Lab Leak?
https://www.theatlantic.com/ideas/archive/2021/06/lab-leak-trap/619150/
I found this article a little hard to get through -- author's style more than content -- but worth reading still. Investigation into lab-leak theor(ies) is now shorthand for how folks feel about the Trump administration's bungled response to coronavirus (to be clear, whether the Wuhan lab released -- accidentally or intentionally -- or didn't release the coronavirus bears not at all on whether Donald Trump and his henchmen botched our national response).
"Gain-of-Function" is now one of those terms the chattering classes on both sides of our current cultural and political divide like to bandy about, so as to sound in the know. The right has embraced it as club though, to bash a supposed scientific elite they believe exists to frustrate Trump's grand designs.
Gain-of-function (GoF) research in virology has been with us for years. Influenza research in the last decade was concerning and led the National Academy of Sciences to recommend a pause while the research community determined how to conduct such research safely and responsibly. The Wuhan Institute of Virology, China's premier virus research institute and their equivalent to our CDC and the Army's Research Intitute for Infectious Diseases (USAMRIID) and affiliated organizations, conducted GoF studies funded in part by international and multi-governmental donors (including the US Government), which provided donors visibility into and oversight of research being conducted at Wuhan.
For my part, I continue to think -- until persuaded otherwise -- that Coronavirus emerged naturally; although I would consider the possibility of it being introduced "innocently" from the wild by a lab worker via contaminated clothes or boots, etc -- see article -- in the process of gathering samples, which is really an extension of natural spread.
I hold this view in an Occam's Razor perspective; the simplest explanation is usually the most likely. For the lab-leak scenario to have happened, once the virus was actually in the lab and being studied, an awful lot of things would have had to go wrong in a controlled environment with overlapping mechanisms intended to prevent just such an occurrence. Which isn't to say it *couldn't* have happened, but that it's far less likely than naturally occuring spread from the virus' natural reservoir to human hosts.
From the article:
"The lab-leak theory isn’t singular; rather, it’s a catchall for a continuum of possible scenarios, ranging from the mundane to the diabolical. At one end, a researcher from the Wuhan Institute of Virology might have gone out to sample bat guano, become infected with a novel pathogen while in the field, and then seeded it back home in a crowded city. Or maybe researchers brought a specimen of a wild-bat virus back into the lab without becoming infected, only to set it free via someone’s clothes or through a leaky sewage pipe.
"The microbiologists Michael Imperiale and David Relman, both former members of the National Science Advisory Board for Biosecurity, told me several weeks ago that lab-leak scenarios of this rather more innocent variety—involving the collection and accidental release of a naturally occuring pathogen—were the most probable of all the non-natural possibilities. Yet the most prominent opinionating on this topic has clustered at the other end of the continuum, at first around the dark-side theory of a bioweapon gone awry, and then around the idea that a harmless virus had been deliberately transformed into SARS-CoV-2 (and released by accident) after a reckless series of tabletop experiments."

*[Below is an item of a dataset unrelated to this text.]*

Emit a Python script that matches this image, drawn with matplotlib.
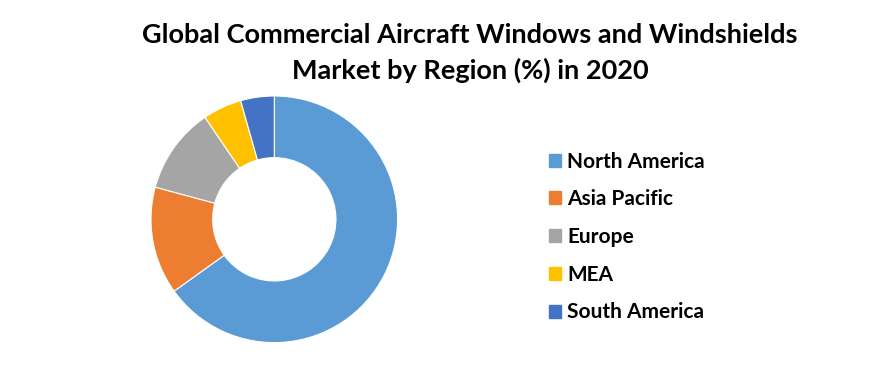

Mostly agree. But I’m not sure that you’re cutting correctly with Occam’s razor. The bats originated hundred’s of miles away. There were no outbreaks at the caves, or along the train route back to Wuhan. The lab, one of three in the world, was just across the street. I find it easier to believe in a lab tech’s mistake than I do in folks eating undercooked bats. but I suspect we’ll never know, unless it somehow serves CCP interests. I agree completely that we are overusing real issues as brickbats to throw at each other. As to Trump’s handling of the pandemic, i firmly believe the most important, and only way to fight it was to develop a vaccine, asap. He did that. Everything else was window dressing.